» **Objective**
Without changing a character, return the entries, but not the images they hold.

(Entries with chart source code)
--*--

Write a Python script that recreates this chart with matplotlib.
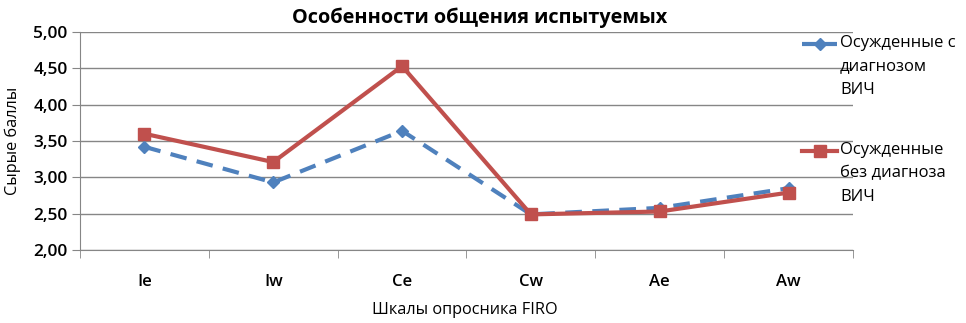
import matplotlib
matplotlib.use("Agg")
import matplotlib.pyplot as plt
from matplotlib.lines import Line2D
from matplotlib.ticker import FuncFormatter, FixedLocator

plt.rcParams['font.family'] = ['Open Sans', 'DejaVu Sans']

categories = ["Ie", "Iw", "Ce", "Cw", "Ae", "Aw"]
hiv = [3.42, 2.93, 3.64, 2.49, 2.58, 2.85]
no_hiv = [3.60, 3.21, 4.53, 2.49, 2.53, 2.79]
labels = ["Осужденные с\nдиагнозом\nВИЧ", "Осужденные\nбез диагноза\nВИЧ"]
yticks = [2.0, 2.5, 3.0, 3.5, 4.0, 4.5, 5.0]

blue = "#4F81BD"
red = "#C0504D"

fig = plt.figure(figsize=(9.66, 3.23), dpi=100)
ax = fig.add_axes([80/966, 1-250/323, 773/966, 218/323])

x = list(range(len(categories)))
l1, = ax.plot(x, hiv, color=blue, lw=3, ls=(0, (4, 2.5)), marker="D", ms=6,
              markerfacecolor=blue, markeredgecolor=blue, zorder=3)
l2, = ax.plot(x, no_hiv, color=red, lw=3, ls="-", marker="s", ms=9,
              markerfacecolor=red, markeredgecolor=red, zorder=4)

ax.set_xlim(-0.5, len(categories) - 0.5)
ax.set_ylim(2.0, 5.0)
ax.set_yticks(yticks)
ax.yaxis.set_major_formatter(FuncFormatter(lambda v, p: f"{v:.2f}".replace(".", ",")))
ax.set_xticks(x)
ax.set_xticklabels(categories)
ax.xaxis.set_minor_locator(FixedLocator([i - 0.5 for i in range(len(categories) + 1)]))
ax.tick_params(axis="x", which="major", length=0, pad=17, labelsize=12)
ax.tick_params(axis="x", which="minor", length=6, direction="out", color="#868686")
ax.tick_params(axis="y", length=6, direction="out", color="#868686", labelsize=12.5, pad=3)
for lab in ax.get_xticklabels() + ax.get_yticklabels():
    lab.set_fontweight("semibold")

ax.grid(axis="y", color="#868686", lw=1)
ax.set_axisbelow(True)
for s in ["top", "right"]:
    ax.spines[s].set_visible(False)
for s in ["left", "bottom"]:
    ax.spines[s].set_color("#868686")

fig.text(480/966, 1-18/323, "Особенности общения испытуемых", ha="center", va="center",
         fontsize=14.3, fontweight="bold")
fig.text(13/966, 1-141/323, "Сырые баллы", rotation=90, ha="center", va="center", fontsize=11.7)
fig.text(465/966, 1-310/323, "Шкалы опросника FIRO", ha="center", va="center", fontsize=11.7)

# legend (manual, handle aligned with first text line)
for line, lab, ytop in [(l1, labels[0], 44), (l2, labels[1], 151)]:
    yf = 1 - ytop/323
    fig.add_artist(Line2D([802/966, 837/966], [yf, yf], transform=fig.transFigure,
                          color=line.get_color(), lw=3, ls=line.get_linestyle()))
    fig.add_artist(Line2D([819.5/966], [yf], transform=fig.transFigure,
                          color=line.get_color(), marker=line.get_marker(),
                          ms=line.get_markersize(), ls="none"))
    fig.text(840/966, yf + 9/323, lab, ha="left", va="top", fontsize=12,
             linespacing=1.62)

fig.savefig("out.png", dpi=100)
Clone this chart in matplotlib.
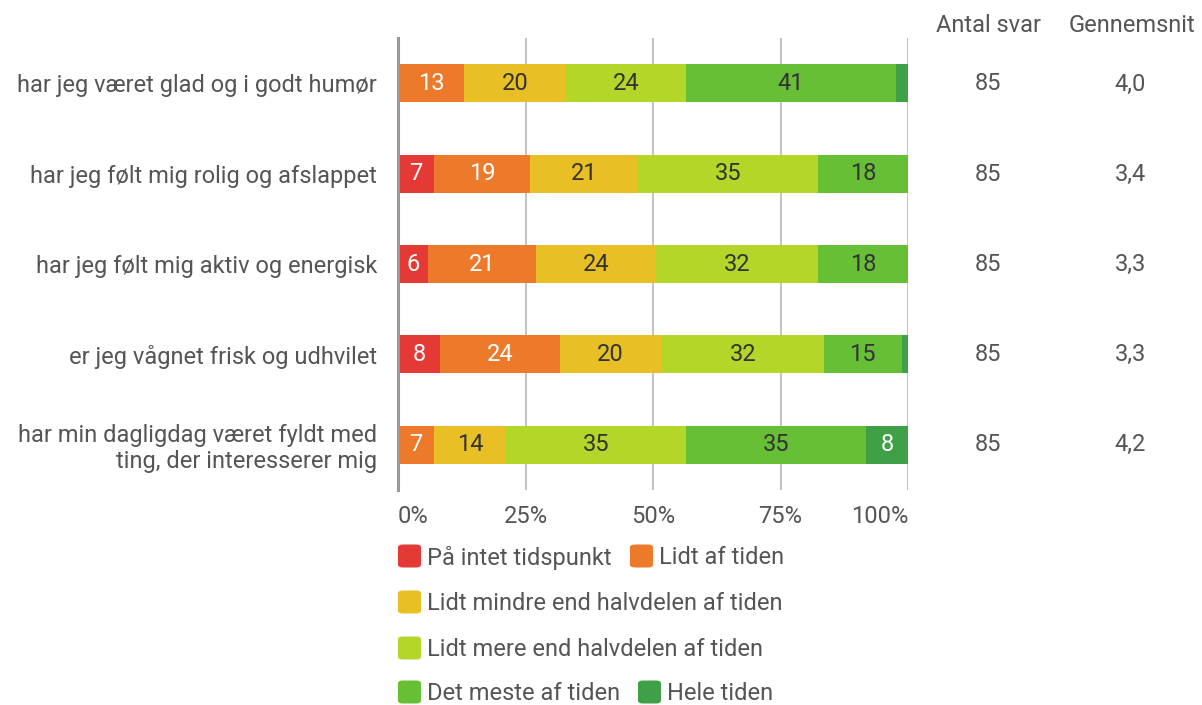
import matplotlib
matplotlib.use("Agg")
import matplotlib.pyplot as plt
from matplotlib.patches import FancyBboxPatch
import numpy as np

plt.rcParams['font.family'] = ['Roboto', 'DejaVu Sans']

categories = [
    "har jeg været glad og i godt humør",
    "har jeg følt mig rolig og afslappet",
    "har jeg følt mig aktiv og energisk",
    "er jeg vågnet frisk og udhvilet",
    "har min dagligdag været fyldt med\nting, der interesserer mig",
]
series_names = [
    "På intet tidspunkt",
    "Lidt af tiden",
    "Lidt mindre end halvdelen af tiden",
    "Lidt mere end halvdelen af tiden",
    "Det meste af tiden",
    "Hele tiden",
]
# percentages per series (rows = categories)
pa_intet   = [0.0, 7.1, 5.9, 8.2, 0.0]
lidt       = [12.9, 18.8, 21.2, 23.5, 7.1]
mindre     = [20.0, 21.2, 23.5, 20.0, 14.1]
mere       = [23.5, 35.3, 31.8, 31.8, 35.3]
meste      = [41.2, 17.6, 17.6, 15.3, 35.3]
hele       = [2.4, 0.0, 0.0, 1.2, 8.2]
antal_svar = ["85", "85", "85", "85", "85"]
gennemsnit = ["4,0", "3,4", "3,3", "3,3", "4,2"]
tick_labels = ["0%", "25%", "50%", "75%", "100%"]

series = [pa_intet, lidt, mindre, mere, meste, hele]
colors = ["#E53935", "#EC7A2A", "#E8BF24", "#B3D629", "#66BF35", "#40A047"]
text_colors = ["white", "white", "#333333", "#333333", "#333333", "white"]

FS = 17
W, H = 1202, 705
fig = plt.figure(figsize=(W / 100, H / 100), dpi=100)
ax = fig.add_axes([398 / W, 1 - 490 / H, 510 / W, 452 / H])

y = np.arange(len(categories))
left = np.zeros(len(categories))
for vals, col, tcol in zip(series, colors, text_colors):
    vals = np.array(vals)
    ax.barh(y, vals, left=left, height=0.42, color=col, zorder=3)
    for yi, (l, v) in enumerate(zip(left, vals)):
        if v >= 4:
            ax.text(l + v / 2, yi, f"{round(v):d}", ha="center", va="center",
                    fontsize=FS, color=tcol, zorder=4)
    left += vals

ax.set_xlim(0, 100)
ax.set_ylim(len(categories) - 0.5, -0.5)
ax.set_xticks([0, 25, 50, 75, 100])
ax.set_xticklabels(tick_labels, fontsize=FS, color="#555555")
tl = ax.get_xticklabels()
tl[0].set_ha("left")
tl[-1].set_ha("right")
ax.set_yticks(y)
ax.set_yticklabels(categories, fontsize=FS, color="#555555", linespacing=1.15)
ax.tick_params(axis="both", length=0)
ax.tick_params(axis="x", pad=11)
ax.tick_params(axis="y", pad=15)
for sp in ["top", "right", "bottom"]:
    ax.spines[sp].set_visible(False)
ax.spines["left"].set_color("#999999")
ax.spines["left"].set_linewidth(2.2)
ax.spines["left"].set_zorder(5)
for xv in [25, 50, 75, 100]:
    ax.axvline(xv, color="#c4c4c4", lw=1.5, zorder=1)

# side columns
fig.text(988 / W, 1 - 25 / H, "Antal svar", ha="center", va="center", fontsize=FS, color="#555555")
fig.text(1132 / W, 1 - 25 / H, "Gennemsnit", ha="center", va="center", fontsize=FS, color="#555555")
for yi in range(len(categories)):
    yc = 84 + 90.2 * yi
    fig.text(988 / W, 1 - yc / H, antal_svar[yi], ha="center", va="center", fontsize=FS, color="#555555")
    fig.text(1130 / W, 1 - yc / H, gennemsnit[yi], ha="center", va="center", fontsize=FS, color="#555555")

# legend
legend_layout = [(0, 398, 556), (1, 630, 556), (2, 398, 602), (3, 398, 648), (4, 398, 692), (5, 638, 692)]
for idx, xpx, ypx in legend_layout:
    sz = 23
    p = FancyBboxPatch(((xpx) / W, 1 - (ypx + sz / 2) / H), sz / W, sz / H,
                       boxstyle="round,pad=0,rounding_size=0.004",
                       transform=fig.transFigure, facecolor=colors[idx], edgecolor="none")
    fig.patches.append(p)
    fig.text((xpx + 29) / W, 1 - (ypx + 2) / H, series_names[idx], ha="left", va="center",
             fontsize=FS, color="#555555")

fig.savefig("out.png", dpi=100)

--*--

» **Output of the exercise**
Write a Python script that recreates this chart with matplotlib.
import matplotlib
matplotlib.use("Agg")
import matplotlib.pyplot as plt
from matplotlib.lines import Line2D
from matplotlib.ticker import FuncFormatter, FixedLocator

plt.rcParams['font.family'] = ['Open Sans', 'DejaVu Sans']

categories = ["Ie", "Iw", "Ce", "Cw", "Ae", "Aw"]
hiv = [3.42, 2.93, 3.64, 2.49, 2.58, 2.85]
no_hiv = [3.60, 3.21, 4.53, 2.49, 2.53, 2.79]
labels = ["Осужденные с\nдиагнозом\nВИЧ", "Осужденные\nбез диагноза\nВИЧ"]
yticks = [2.0, 2.5, 3.0, 3.5, 4.0, 4.5, 5.0]

blue = "#4F81BD"
red = "#C0504D"

fig = plt.figure(figsize=(9.66, 3.23), dpi=100)
ax = fig.add_axes([80/966, 1-250/323, 773/966, 218/323])

x = list(range(len(categories)))
l1, = ax.plot(x, hiv, color=blue, lw=3, ls=(0, (4, 2.5)), marker="D", ms=6,
              markerfacecolor=blue, markeredgecolor=blue, zorder=3)
l2, = ax.plot(x, no_hiv, color=red, lw=3, ls="-", marker="s", ms=9,
              markerfacecolor=red, markeredgecolor=red, zorder=4)

ax.set_xlim(-0.5, len(categories) - 0.5)
ax.set_ylim(2.0, 5.0)
ax.set_yticks(yticks)
ax.yaxis.set_major_formatter(FuncFormatter(lambda v, p: f"{v:.2f}".replace(".", ",")))
ax.set_xticks(x)
ax.set_xticklabels(categories)
ax.xaxis.set_minor_locator(FixedLocator([i - 0.5 for i in range(len(categories) + 1)]))
ax.tick_params(axis="x", which="major", length=0, pad=17, labelsize=12)
ax.tick_params(axis="x", which="minor", length=6, direction="out", color="#868686")
ax.tick_params(axis="y", length=6, direction="out", color="#868686", labelsize=12.5, pad=3)
for lab in ax.get_xticklabels() + ax.get_yticklabels():
    lab.set_fontweight("semibold")

ax.grid(axis="y", color="#868686", lw=1)
ax.set_axisbelow(True)
for s in ["top", "right"]:
    ax.spines[s].set_visible(False)
for s in ["left", "bottom"]:
    ax.spines[s].set_color("#868686")

fig.text(480/966, 1-18/323, "Особенности общения испытуемых", ha="center", va="center",
         fontsize=14.3, fontweight="bold")
fig.text(13/966, 1-141/323, "Сырые баллы", rotation=90, ha="center", va="center", fontsize=11.7)
fig.text(465/966, 1-310/323, "Шкалы опросника FIRO", ha="center", va="center", fontsize=11.7)

# legend (manual, handle aligned with first text line)
for line, lab, ytop in [(l1, labels[0], 44), (l2, labels[1], 151)]:
    yf = 1 - ytop/323
    fig.add_artist(Line2D([802/966, 837/966], [yf, yf], transform=fig.transFigure,
                          color=line.get_color(), lw=3, ls=line.get_linestyle()))
    fig.add_artist(Line2D([819.5/966], [yf], transform=fig.transFigure,
                          color=line.get_color(), marker=line.get_marker(),
                          ms=line.get_markersize(), ls="none"))
    fig.text(840/966, yf + 9/323, lab, ha="left", va="top", fontsize=12,
             linespacing=1.62)

fig.savefig("out.png", dpi=100)
Clone this chart in matplotlib.
import matplotlib
matplotlib.use("Agg")
import matplotlib.pyplot as plt
from matplotlib.patches import FancyBboxPatch
import numpy as np

plt.rcParams['font.family'] = ['Roboto', 'DejaVu Sans']

categories = [
    "har jeg været glad og i godt humør",
    "har jeg følt mig rolig og afslappet",
    "har jeg følt mig aktiv og energisk",
    "er jeg vågnet frisk og udhvilet",
    "har min dagligdag været fyldt med\nting, der interesserer mig",
]
series_names = [
    "På intet tidspunkt",
    "Lidt af tiden",
    "Lidt mindre end halvdelen af tiden",
    "Lidt mere end halvdelen af tiden",
    "Det meste af tiden",
    "Hele tiden",
]
# percentages per series (rows = categories)
pa_intet   = [0.0, 7.1, 5.9, 8.2, 0.0]
lidt       = [12.9, 18.8, 21.2, 23.5, 7.1]
mindre     = [20.0, 21.2, 23.5, 20.0, 14.1]
mere       = [23.5, 35.3, 31.8, 31.8, 35.3]
meste      = [41.2, 17.6, 17.6, 15.3, 35.3]
hele       = [2.4, 0.0, 0.0, 1.2, 8.2]
antal_svar = ["85", "85", "85", "85", "85"]
gennemsnit = ["4,0", "3,4", "3,3", "3,3", "4,2"]
tick_labels = ["0%", "25%", "50%", "75%", "100%"]

series = [pa_intet, lidt, mindre, mere, meste, hele]
colors = ["#E53935", "#EC7A2A", "#E8BF24", "#B3D629", "#66BF35", "#40A047"]
text_colors = ["white", "white", "#333333", "#333333", "#333333", "white"]

FS = 17
W, H = 1202, 705
fig = plt.figure(figsize=(W / 100, H / 100), dpi=100)
ax = fig.add_axes([398 / W, 1 - 490 / H, 510 / W, 452 / H])

y = np.arange(len(categories))
left = np.zeros(len(categories))
for vals, col, tcol in zip(series, colors, text_colors):
    vals = np.array(vals)
    ax.barh(y, vals, left=left, height=0.42, color=col, zorder=3)
    for yi, (l, v) in enumerate(zip(left, vals)):
        if v >= 4:
            ax.text(l + v / 2, yi, f"{round(v):d}", ha="center", va="center",
                    fontsize=FS, color=tcol, zorder=4)
    left += vals

ax.set_xlim(0, 100)
ax.set_ylim(len(categories) - 0.5, -0.5)
ax.set_xticks([0, 25, 50, 75, 100])
ax.set_xticklabels(tick_labels, fontsize=FS, color="#555555")
tl = ax.get_xticklabels()
tl[0].set_ha("left")
tl[-1].set_ha("right")
ax.set_yticks(y)
ax.set_yticklabels(categories, fontsize=FS, color="#555555", linespacing=1.15)
ax.tick_params(axis="both", length=0)
ax.tick_params(axis="x", pad=11)
ax.tick_params(axis="y", pad=15)
for sp in ["top", "right", "bottom"]:
    ax.spines[sp].set_visible(False)
ax.spines["left"].set_color("#999999")
ax.spines["left"].set_linewidth(2.2)
ax.spines["left"].set_zorder(5)
for xv in [25, 50, 75, 100]:
    ax.axvline(xv, color="#c4c4c4", lw=1.5, zorder=1)

# side columns
fig.text(988 / W, 1 - 25 / H, "Antal svar", ha="center", va="center", fontsize=FS, color="#555555")
fig.text(1132 / W, 1 - 25 / H, "Gennemsnit", ha="center", va="center", fontsize=FS, color="#555555")
for yi in range(len(categories)):
    yc = 84 + 90.2 * yi
    fig.text(988 / W, 1 - yc / H, antal_svar[yi], ha="center", va="center", fontsize=FS, color="#555555")
    fig.text(1130 / W, 1 - yc / H, gennemsnit[yi], ha="center", va="center", fontsize=FS, color="#555555")

# legend
legend_layout = [(0, 398, 556), (1, 630, 556), (2, 398, 602), (3, 398, 648), (4, 398, 692), (5, 638, 692)]
for idx, xpx, ypx in legend_layout:
    sz = 23
    p = FancyBboxPatch(((xpx) / W, 1 - (ypx + sz / 2) / H), sz / W, sz / H,
                       boxstyle="round,pad=0,rounding_size=0.004",
                       transform=fig.transFigure, facecolor=colors[idx], edgecolor="none")
    fig.patches.append(p)
    fig.text((xpx + 29) / W, 1 - (ypx + 2) / H, series_names[idx], ha="left", va="center",
             fontsize=FS, color="#555555")

fig.savefig("out.png", dpi=100)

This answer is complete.